Bülent Kılıç’ın avukatı Veysel Ok,  Bülent Kılıç’ın turkuaz  basın kartına sahip olduğunu, eylemlerde basını temsilen bulunabileceğini, söz konusu kartın zor koşullarda alınabildiğini, bu durumun ne hukuka ne de etiğe uygun olduğunu ifade etti. Avukat Ok, müvekkilini Türkiye’nin sayılı foto muhabirlerinden biri olduğunu, bir gazetecinin, bir eylemi, toplumsal bir gösteriyi takip etmesinin eylemi desteklediği anlamına gelmediğini, sabit ikametgahı bulunduğunu, kaçma şüphesinin bulunmadığını bu kartın zor koşullarda alınabildiğini,  bu durumun ne hukuka ne etiğe uygun olduğunu söylüyor.

 Baskıda eşik atlandı

Türkiye Gazeteciler Sendikası açıklamasına göre, tutuklamalara delil olarak protestolar sırasında çekilmiş fotoğrafları gösterildi. Ancak meslektaşlarımızın yıllardır sahada gazetecilik yaptıkları, hemen her gün toplumsal olayları takip etmek üzere alanlarda oldukları, özellikle de saha takipleri ile bilinirlikleri apaçık ortadayken tutuklama kararı çıkması, baskıda yeni bir eşik geçildiğini gösteriyor. Tutuklama kararı, hukukla, adaletle, vicdanla bağdaşmadığı gibi mantıkla da bağdaşmıyor. Bülent Kılıç’ı fotoğraf çektiği için tutuklamak,  mimari proje çizen bir mimarın neden proje çizdiğini, doktorun neden hasta baktığını sorgulayıp işini yaptığı için cezaevine atmaktan farksız.

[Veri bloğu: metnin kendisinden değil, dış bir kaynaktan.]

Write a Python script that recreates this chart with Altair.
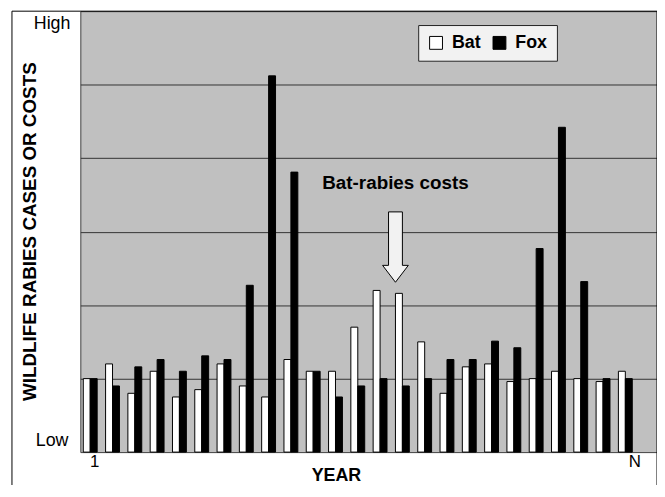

Gazetecilerin, haber takibi yaptığı için tutuklanamayacağını anlatmak durumunda kalmak, fazlasıyla geri bir nokta.  

Şiddet içermeden protesto eylemi yapan gencin yaşlının gaza boğulduğu, darp edildiği, avukatların adliyelere girmesinin yasaklandığı, parti yöneticilerinin sendika başkanlarının gözaltına alındığı bu günlerde, halkın haber alma hakkı için sahada bulunan ve hukuksuzlukları belgeleyen gazetecilere yönelik baskılar, haber alma hakkının üzerinde baskıdır.

Ama adaletsizlikten soluk alamayan, sermayeyi kollayan ekonomi politikalarıyla satın alma gücü her saat düşen, beslenemeyen, sağlık hizmetine erişemeyen, iş bulamayan, gelecek hayali kuramayan milyonlarca vatandaşı sertlik dozunu arttırarak “uysallaştırmak” artık imkansız. Gerçekler baskıyla örtülemez. Gazetecilik ise hep var olacak.